0

this is a follow up to this question, where I was trying to implement a 3D direct convolution with periodic boundary condition.

With the help of the community, I was able to increase the performance by ~50% (big thanks to the community):

int mod(int a, int b)
{
    if (a<0)
        return a + b;
    else if (a >= b)
        return a - b;
    else
        return a;
}

void convolve(const double *image, const double *kernel, const int imageDimX, const int imageDimY, 
const int imageDimZ, const int kernelDimX, const int kernelDimY, const int kernelDimZ, double *result)
{
    int imageSize = imageDimX * imageDimY * imageDimZ;
    int kernelSize = kernelDimX * kernelDimY * kernelDimZ;

    int i, j, k, l, m, n;
    int kernelCenterX = (kernelDimX - 1) / 2;
    int kernelCenterY = (kernelDimY - 1) / 2;
    int kernelCenterZ = (kernelDimZ - 1) / 2;
    int xShift,yShift,zShift;
    int outIndex, outI, outJ, outK;
    int outputIndex = 0, imageIndex = 0, kernelIndex = 0;
    double currentPixelValue;

    for (k = 0; k < imageDimZ; k++){
        for ( j = 0; j < imageDimY; j++) {
            for ( i = 0; i < imageDimX; i++) {
                currentPixelValue = 0.0;

                kernelIndex = 0;
                for (n = 0, zShift = - kernelCenterZ; n < kernelDimZ; n++, zShift++){
                    outK = mod ((k - zShift), imageDimZ);
                    for ( m = 0, yShift = - kernelCenterY; m < kernelDimY; m++, yShift++) {
                        outJ = mod ((j - yShift), imageDimY);
                        for ( l = 0, xShift = - kernelCenterX; l < kernelDimX; l++, xShift++) {
                            outI = mod ((i - xShift), imageDimX);
                            
                            imageIndex = outK * imageDimX * imageDimY + outJ * imageDimX + outI;
                            
                            // This mysterious line
                            currentPixelValue += kernel[kernelIndex]* image[imageIndex]; 

                            kernelIndex++;
                        }
                    }
                }

                result[outputIndex] = currentPixelValue;
                outputIndex ++;
            }
        }
    } 
}

as a reference, for a test case I have, this takes ~5.65s to run.

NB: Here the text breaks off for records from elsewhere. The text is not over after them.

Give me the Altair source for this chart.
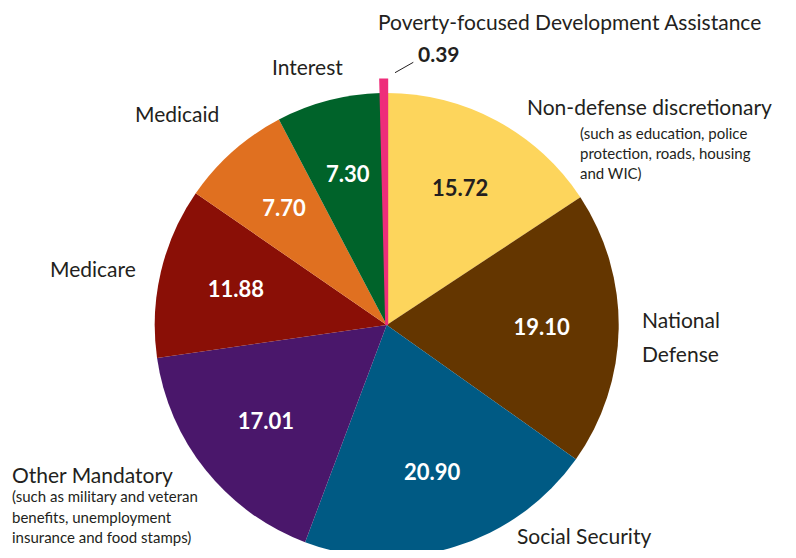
import altair as alt
import pandas as pd

categories = ["Non-defense discretionary", "National Defense", "Social Security",
              "Other Mandatory", "Medicare", "Medicaid", "Interest",
              "Poverty-focused Development Assistance"]
values = [15.72, 19.10, 20.90, 17.01, 11.88, 7.70, 7.30, 0.39]
colors = ["#FDD55C", "#643600", "#005A84", "#4A176B", "#8A0F06", "#E07020", "#00632A", "#EE2D7A"]
label_colors = ["#231F20", "white", "white", "white", "white", "white", "white", "white"]

df = pd.DataFrame({"cat": categories, "v": values, "idx": list(range(len(values))),
                   "lc": label_colors})

FONT = "Lato"
TXT = "#231F20"
CX, CY, R = 378.7, 317, 232
POV = categories[-1]

color_scale = alt.Scale(domain=categories, range=colors)

base = alt.Chart(df).encode(
    theta=alt.Theta("v:Q", stack=True),
    order=alt.Order("idx:Q"),
    x=alt.value(CX), y=alt.value(CY),
)

pie = base.mark_arc(radius=R).encode(
    color=alt.Color("cat:N", scale=color_scale, legend=None),
)

explode = base.mark_arc(radius=245, stroke="#EE2D7A", strokeWidth=3, strokeJoin="miter").encode(
    color=alt.Color("cat:N", scale=color_scale, legend=None),
    opacity=alt.condition(alt.datum.cat == POV, alt.value(1), alt.value(0)),
)

nums = base.mark_text(radius=155, font=FONT, fontSize=22, fontWeight="bold").encode(
    text=alt.Text("v:Q", format=".2f"),
    color=alt.Color("lc:N", scale=None),
    opacity=alt.condition(alt.datum.cat == POV, alt.value(0), alt.value(1)),
)

dummy = pd.DataFrame({"a": [0]})


def note(text, x, y, size=21, weight="normal", lh=None):
    kw = dict(font=FONT, fontSize=size, fontWeight=weight, align="left",
              baseline="alphabetic", color=TXT)
    if lh:
        kw["lineHeight"] = lh
    return alt.Chart(dummy).mark_text(**kw).encode(
        x=alt.value(x), y=alt.value(y), text=alt.value(text))


notes = [
    note("Poverty-focused Development Assistance", 370, 22),
    note("0.39", 410, 54, weight="bold"),
    note("Interest", 264, 67),
    note("Non-defense discretionary", 519, 107),
    note(["(such as education, police", "protection, roads, housing", "and WIC)"], 572, 131, size=15, lh=20),
    note("Medicaid", 127, 114),
    note("Medicare", 42, 269),
    note(["National", "Defense"], 634, 320, lh=34),
    note("Other Mandatory", 4, 475),
    note(["(such as military and veteran", "benefits, unemployment", "insurance and food stamps)"], 4, 494, size=15, lh=20.5),
    note("Social Security", 509, 536),
]

leader = alt.Chart(dummy).mark_rule(color=TXT, strokeWidth=1).encode(
    x=alt.value(387), y=alt.value(64.7), x2=alt.value(405.3), y2=alt.value(54.3))

chart = alt.layer(pie, explode, nums, leader, *notes).properties(
    width=780, height=542,
    autosize=alt.AutoSizeParams(type="none"),
    padding=0,
).configure_view(stroke=None)

chart.save("out.html", embed_options={"renderer": "svg", "actions": False})
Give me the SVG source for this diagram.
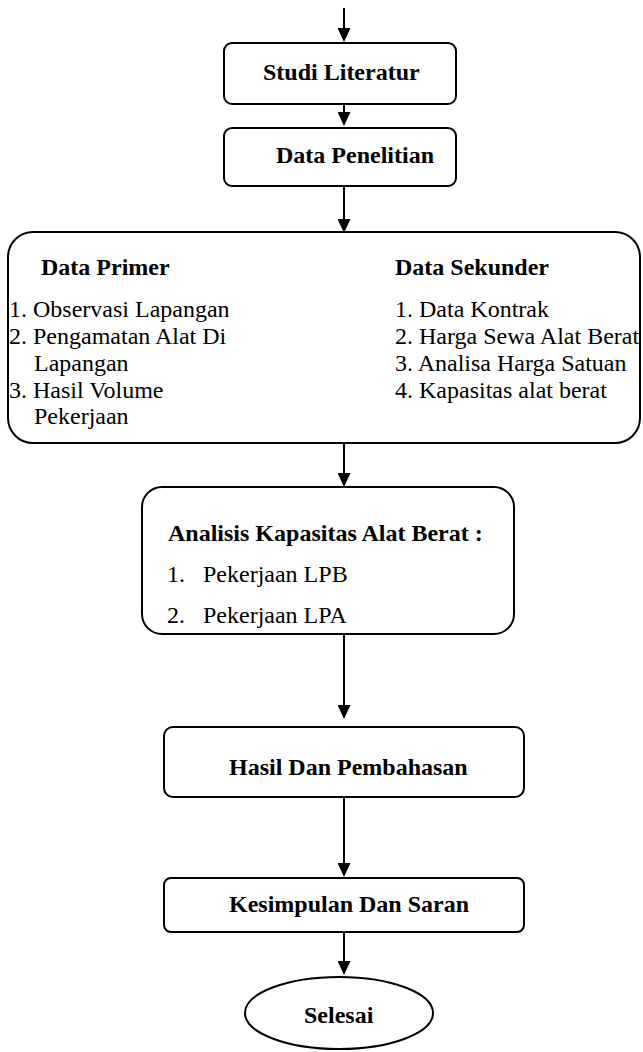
<svg xmlns="http://www.w3.org/2000/svg" width="643" height="1052" viewBox="0 0 643 1052">
  <style>
    .box { fill: #fff; stroke: #000; stroke-width: 2; }
    .link { fill: none; stroke: #000; stroke-width: 2; }
    text { font-family: 'Liberation Serif', 'Times New Roman', Times, serif; font-size: 24px; fill: #000; }
    .b { font-weight: bold; }
  </style>
  <defs>
    <marker id="arrow" viewBox="0 0 14 13" refX="10" refY="6.5" markerWidth="14" markerHeight="13" markerUnits="userSpaceOnUse" orient="auto">
      <path d="M0,0 L14,6.5 L0,13 z" fill="#000"/>
    </marker>
  </defs>
  <rect width="643" height="1052" fill="#fff"/>

  <!-- connectors -->
  <g id="connectors">
    <line class="link" x1="344" y1="8" x2="344" y2="38" marker-end="url(#arrow)"/>
    <line class="link" x1="344" y1="104" x2="344" y2="122" marker-end="url(#arrow)"/>
    <line class="link" x1="344" y1="186" x2="344" y2="229" marker-end="url(#arrow)"/>
    <line class="link" x1="344" y1="443" x2="344" y2="483" marker-end="url(#arrow)"/>
    <line class="link" x1="344" y1="634" x2="344" y2="715" marker-end="url(#arrow)"/>
    <line class="link" x1="344" y1="797" x2="344" y2="873" marker-end="url(#arrow)"/>
    <line class="link" x1="344" y1="932" x2="344" y2="971" marker-end="url(#arrow)"/>
  </g>

  <g font-family="Liberation Serif, Times New Roman, serif" font-size="24">
    <g id="studi-literatur">
      <rect class="box" x="224" y="43" width="232" height="61" rx="8"/>
      <text class="b" x="263" y="80">Studi Literatur</text>
    </g>

    <g id="data-penelitian">
      <rect class="box" x="224" y="128" width="232" height="58" rx="8"/>
      <text class="b" x="276" y="163">Data Penelitian</text>
    </g>

    <g id="data">
      <rect class="box" x="8" y="232" width="632" height="211" rx="25"/>
      <text class="b" x="41" y="275">Data Primer</text>
      <text x="9" y="317">1. Observasi Lapangan</text>
      <text x="9" y="344">2. Pengamatan Alat Di</text>
      <text x="34" y="371">Lapangan</text>
      <text x="9" y="398">3. Hasil Volume</text>
      <text x="34" y="424">Pekerjaan</text>
      <text class="b" x="395" y="275">Data Sekunder</text>
      <text x="395" y="317">1. Data Kontrak</text>
      <text x="395" y="344">2. Harga Sewa Alat Berat</text>
      <text x="395" y="371">3. Analisa Harga Satuan</text>
      <text x="395" y="398">4. Kapasitas alat berat</text>
    </g>

    <g id="analisis">
      <rect class="box" x="142" y="487" width="372" height="147" rx="20"/>
      <text class="b" x="168" y="541">Analisis Kapasitas Alat Berat :</text>
      <text x="167" y="582">1.</text>
      <text x="203" y="582">Pekerjaan LPB</text>
      <text x="167" y="623">2.</text>
      <text x="203" y="623">Pekerjaan LPA</text>
    </g>

    <g id="hasil">
      <rect class="box" x="164" y="727" width="360" height="70" rx="9"/>
      <text class="b" x="229" y="775">Hasil Dan Pembahasan</text>
    </g>

    <g id="kesimpulan">
      <rect class="box" x="164" y="878" width="360" height="54" rx="7"/>
      <text class="b" x="229" y="912">Kesimpulan Dan Saran</text>
    </g>

    <g id="selesai">
      <ellipse class="box" cx="339" cy="1013" rx="94" ry="36"/>
      <text class="b" x="304" y="1023">Selesai</text>
    </g>
  </g>
</svg>
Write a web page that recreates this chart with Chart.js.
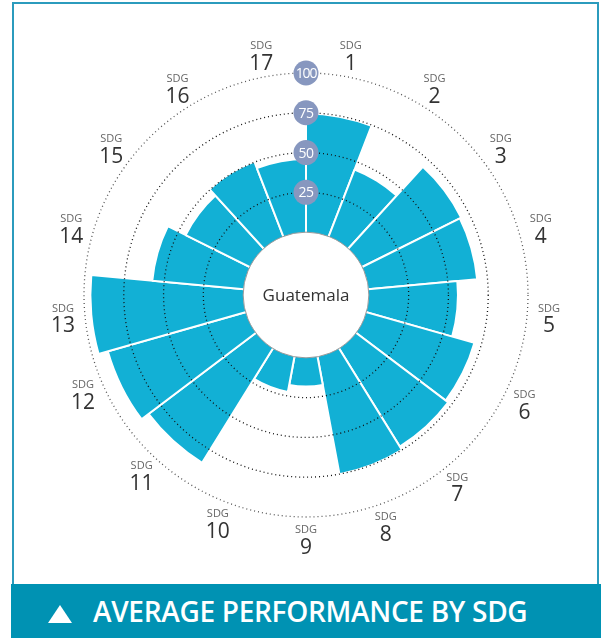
<!DOCTYPE html>
<html>
<head>
<meta charset="utf-8">
<script src="https://cdn.jsdelivr.net/npm/chart.js@4/dist/chart.umd.min.js"></script>
<style>
  html, body { margin: 0; padding: 0; background: #fff; }
  body { width: 601px; height: 638px; position: relative; overflow: hidden; font-family: "Open Sans", sans-serif; }
  .frame { position: absolute; left: 12px; top: 2px; width: 587px; height: 600px; border: 2px solid #2b9bbd; box-sizing: border-box; }
  .wrap { position: absolute; left: 0; top: 0; width: 601px; height: 638px; }
  .band { position: absolute; left: 11px; top: 584px; width: 590px; height: 54px; background: #0092b3; }
  .band .tri { position: absolute; left: 37px; top: 21px; width: 0; height: 0;
    border-left: 12.5px solid transparent; border-right: 12.5px solid transparent; border-bottom: 18px solid #fff; }
  .band .txt { position: absolute; left: 82px; top: 8px; color: #fff; font-weight: 600; font-size: 28px;
    letter-spacing: -0.3px; white-space: nowrap; }
</style>
</head>
<body>
<div class="frame"></div>
<div class="wrap"><canvas id="sdgChart"></canvas></div>
<div class="band"><div class="tri"></div><div class="txt" id="title">AVERAGE PERFORMANCE BY SDG</div></div>
<script>
// 数据
var sdgLabels = ['1','2','3','4','5','6','7','8','9','10','11','12','13','14','15','16','17'];
var sdgScores = [74.5, 45, 69.5, 68.5, 56, 70.5, 72.5, 75, 18, 22.5, 84.5, 90, 96, 57.5, 45, 50.5, 46];
var ringTicks = [25, 50, 75, 100];
var countryName = 'Guatemala';

var barColor = '#12b0d5';
var badgeColor = '#8797bf';
// small hand nudges of a few labels along the circle (in fractions of a segment)
var labelShift = { 6: 0.19, 7: 0.1, 11: 0.12 };

// hole, badges and SDG labels, all placed from the radial scale
var decor = {
  id: 'decor',
  afterDatasetsDraw: function (chart) {
    var s = chart.scales.r, ctx = chart.ctx;
    var r0 = s.getDistanceFromCenterForValue(0);
    ctx.save();
    ctx.beginPath();
    ctx.arc(s.xCenter, s.yCenter, r0, 0, Math.PI * 2);
    ctx.fillStyle = '#fff';
    ctx.fill();
    ctx.lineWidth = 1;
    ctx.strokeStyle = '#9a9a9a';
    ctx.stroke();
    ctx.fillStyle = '#333';
    ctx.font = '17px "Open Sans"';
    ctx.textAlign = 'center';
    ctx.textBaseline = 'middle';
    ctx.fillText(countryName, s.xCenter, s.yCenter + 1);
    ctx.restore();
  },
  afterDraw: function (chart) {
    var s = chart.scales.r, ctx = chart.ctx;
    ctx.save();
    ctx.textAlign = 'center';
    ctx.textBaseline = 'middle';
    ringTicks.forEach(function (v) {
      var p = s.getPointPositionForValue(0, v);
      ctx.beginPath();
      ctx.arc(p.x, p.y, 12.5, 0, Math.PI * 2);
      ctx.fillStyle = badgeColor;
      ctx.fill();
      ctx.fillStyle = '#fff';
      ctx.font = '14px "Open Sans"';
      ctx.letterSpacing = v === 100 ? '-1.2px' : '-0.5px';
      ctx.fillText(String(v), p.x, p.y + 1);
    });
    ctx.letterSpacing = '0px';
    var labelR = s.drawingArea + 22;
    sdgLabels.forEach(function (lab, i) {
      var p = s.getPointPosition(i + 0.5 + (labelShift[i] || 0), labelR);
      ctx.fillStyle = '#666';
      ctx.font = '11px "Open Sans"';
      ctx.fillText('SDG', p.x, p.y - 9);
      ctx.fillStyle = '#333';
      ctx.font = '21px "Open Sans"';
      ctx.fillText(lab, p.x, p.y + 9);
    });
    ctx.restore();
  }
};

new Chart(document.getElementById('sdgChart'), {
  type: 'polarArea',
  data: {
    labels: sdgLabels,
    datasets: [{
      data: sdgScores,
      backgroundColor: barColor,
      borderColor: '#fff',
      borderWidth: 2
    }]
  },
  options: {
    responsive: true,
    maintainAspectRatio: false,
    animation: false,
    layout: { padding: { left: 84, right: 72, top: 73, bottom: 120 } },
    plugins: { legend: { display: false }, tooltip: { enabled: false } },
    scales: {
      r: {
        min: -39.5,
        max: 100,
        ticks: { display: false, stepSize: 25 },
        pointLabels: { display: false },
        angleLines: { display: false },
        grid: {
          z: 1,
          lineWidth: 1.3,
          color: function (c) {
            if (!c.tick || c.tick.value <= 0) return 'rgba(0,0,0,0)';
            return c.tick.value === 100 ? '#555' : '#111';
          }
        },
        border: { dash: [1, 3] }
      }
    }
  },
  plugins: [decor]
});
</script>
</body>
</html>
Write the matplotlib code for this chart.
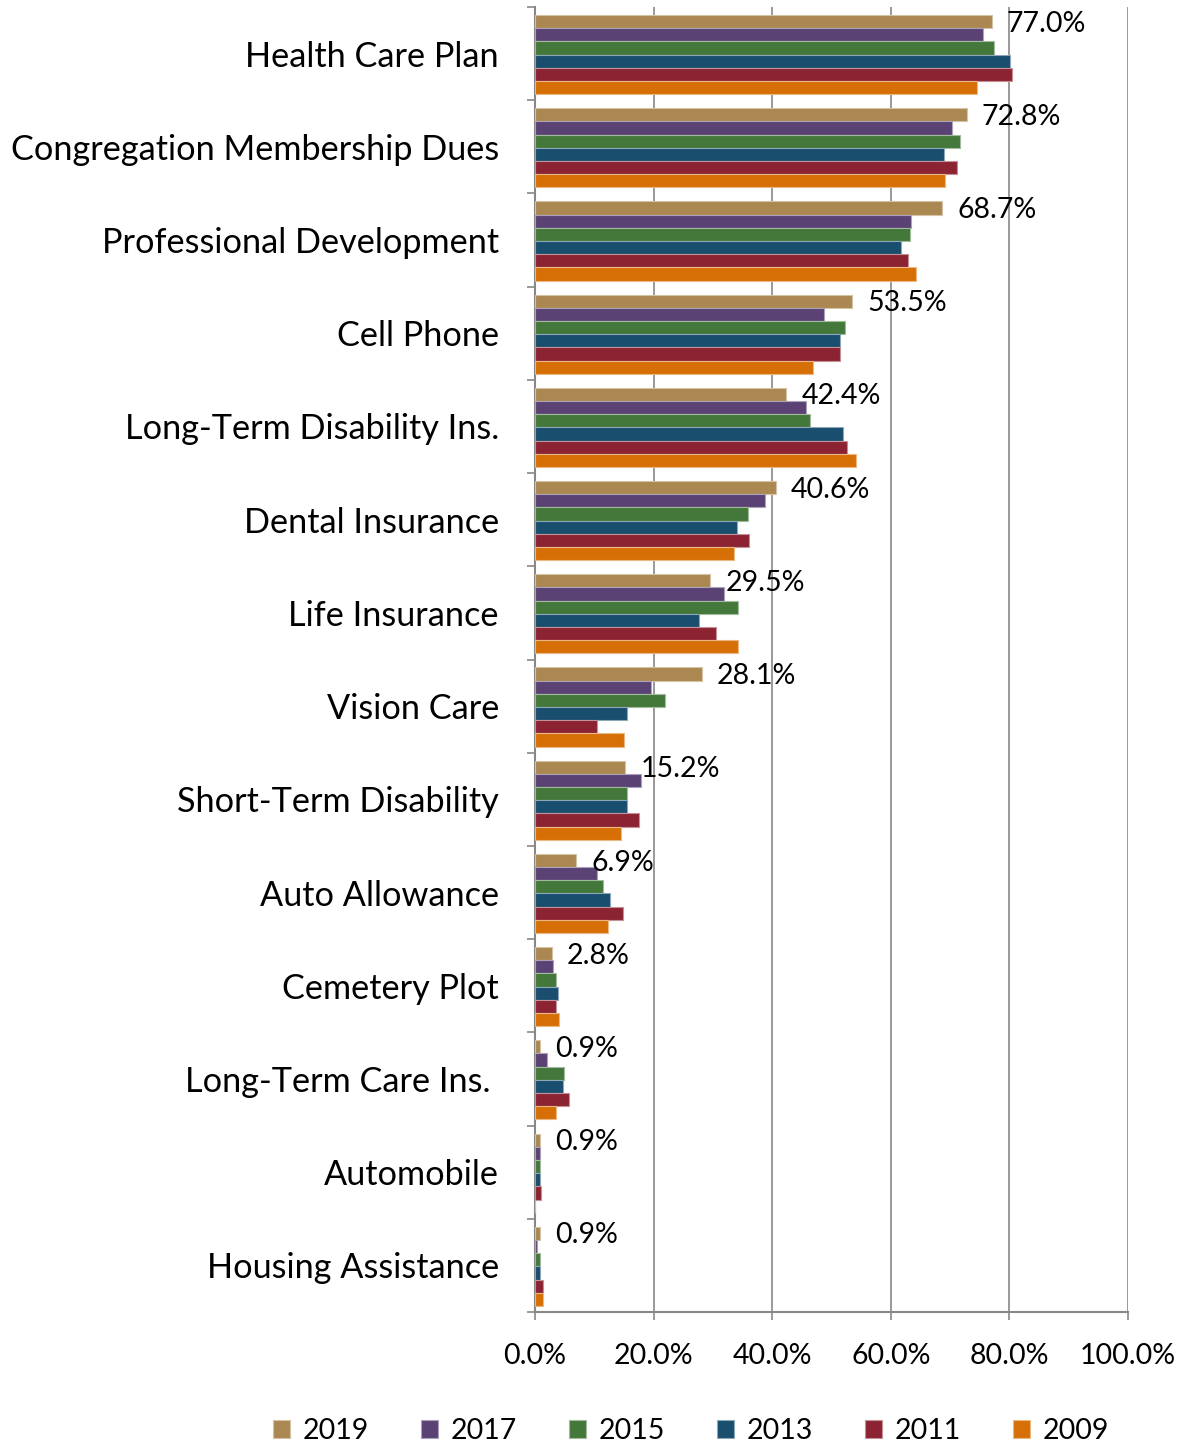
import matplotlib
matplotlib.use("Agg")
import matplotlib.pyplot as plt
import numpy as np
from matplotlib.colors import to_rgb

plt.rcParams['font.family'] = ['Lato', 'DejaVu Sans']

categories = ["Health Care Plan", "Congregation Membership Dues", "Professional Development",
              "Cell Phone", "Long-Term Disability Ins.", "Dental Insurance", "Life Insurance",
              "Vision Care", "Short-Term Disability", "Auto Allowance", "Cemetery Plot",
              "Long-Term Care Ins. ", "Automobile", "Housing Assistance"]
years = ["2019", "2017", "2015", "2013", "2011", "2009"]

v2019 = [77.0, 72.8, 68.7, 53.5, 42.4, 40.6, 29.5, 28.1, 15.2, 6.9, 2.8, 0.9, 0.9, 0.9]
v2017 = [75.6, 70.4, 63.4, 48.7, 45.7, 38.8, 31.8, 19.6, 17.9, 10.4, 3.0, 2.1, 0.8, 0.3]
v2015 = [77.4, 71.7, 63.2, 52.2, 46.4, 35.9, 34.2, 21.9, 15.5, 11.4, 3.6, 4.9, 0.8, 0.8]
v2013 = [80.1, 68.9, 61.7, 51.4, 52.0, 34.1, 27.7, 15.5, 15.5, 12.6, 3.9, 4.8, 0.9, 0.9]
v2011 = [80.5, 71.1, 62.9, 51.5, 52.6, 36.1, 30.5, 10.4, 17.5, 14.9, 3.6, 5.7, 1.0, 1.4]
v2009 = [74.5, 69.1, 64.2, 46.8, 54.2, 33.6, 34.2, 15.0, 14.5, 12.3, 4.1, 3.6, 0.0, 1.3]
series = [v2019, v2017, v2015, v2013, v2011, v2009]
colors = ['#AB8851', '#5A4374', '#44773A', '#194E6E', '#8B2332', '#D67006']

W, H = 1189, 1446
fig = plt.figure(figsize=(W / 100, H / 100), dpi=100)
ax = fig.add_axes([535 / W, 1 - 1312 / H, (1128 - 535) / W, (1312 - 7) / H])

n = len(categories)
y = np.arange(n)
h = 0.1416
grid_c = '#888888'
small = 20.5

for j, (vals, c) in enumerate(zip(series, colors)):
    rgb = np.array(to_rgb(c))
    edge = tuple(rgb * 0.5 + 0.5)
    ax.barh(y + (j - 2.5) * h + 0.01, vals, height=h, color=c, edgecolor=edge,
            linewidth=0.8, label=years[j], zorder=3)

for i, v in enumerate(v2019):
    ax.annotate(f"{v:.1f}%", (v, y[i] - 2.5 * h + 0.01), xytext=(11, -1.5),
                textcoords='offset points', va='center', ha='left', fontsize=small,
                color='#000000', zorder=4)

ax.set_xlim(0, 100)
ax.set_ylim(n - 0.5, -0.5)
ax.set_xticks(np.arange(0, 101, 20))
ax.set_xticklabels([f"{t:.1f}%" for t in np.arange(0, 101, 20)], fontsize=small)
ax.set_yticks(y)
ax.set_yticklabels(categories, fontsize=24.7)
ax.set_yticks(np.arange(-0.5, n, 1), minor=True)
ax.tick_params(axis='y', which='major', length=0, pad=26)
ax.tick_params(axis='y', which='minor', length=6, width=1.2, color=grid_c, direction='out')
ax.tick_params(axis='x', which='major', length=6, width=1.2, color=grid_c, direction='out', pad=16)
ax.xaxis.grid(True, color=grid_c, linewidth=1.2, zorder=0)
ax.set_axisbelow(True)
for s in ['top', 'right']:
    ax.spines[s].set_visible(False)
for s in ['left', 'bottom']:
    ax.spines[s].set_color(grid_c)
    ax.spines[s].set_linewidth(1.5)

fig.legend(loc='center', bbox_to_anchor=(0.581, 1 - 1431 / H), ncol=6, frameon=False,
           fontsize=small, handlelength=0.6, handleheight=0.6, handletextpad=0.45,
           columnspacing=1.82, borderaxespad=0)

fig.savefig("out.png", dpi=100)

just out of curiosity, I was trying to pin point exactly which operation is the bottle neck, and it turns out to be the mysterious line in the inner-most loop.

by deleting that line it takes 0.66s to run.

So I thought maybe it's the array accessing that's taking too long, so I changed that line to

currentPixelValue += 1.0;

but the run time performance was only improved to 5.185s, which was definitely unexpected to me,

so I tried to change that += to = just as test:

currentPixelValue = 1.0;

the performance was improved vastly to 0.853s

so clearly the bottleneck was the += operation, which is again very interesting to me.

How is merely accessing the value of a variable and add a constant to it bottleneck the algorithm? Could you guys help me with some insights, and hopefully further improve the performance?

EDIT:

as another comparison case, I tried to change the line to

currentPixelValue = stencil[stencilIndex]* image[imageIndex];

and it took ~5.15s to run

I'm struggling to make sense out of this, I think the tests suggest that any kind of value access bottlenecks the algorithm. However, the line directly above it, also in the innermost loop, also has value accessing, doesn't seem to bottleneck it...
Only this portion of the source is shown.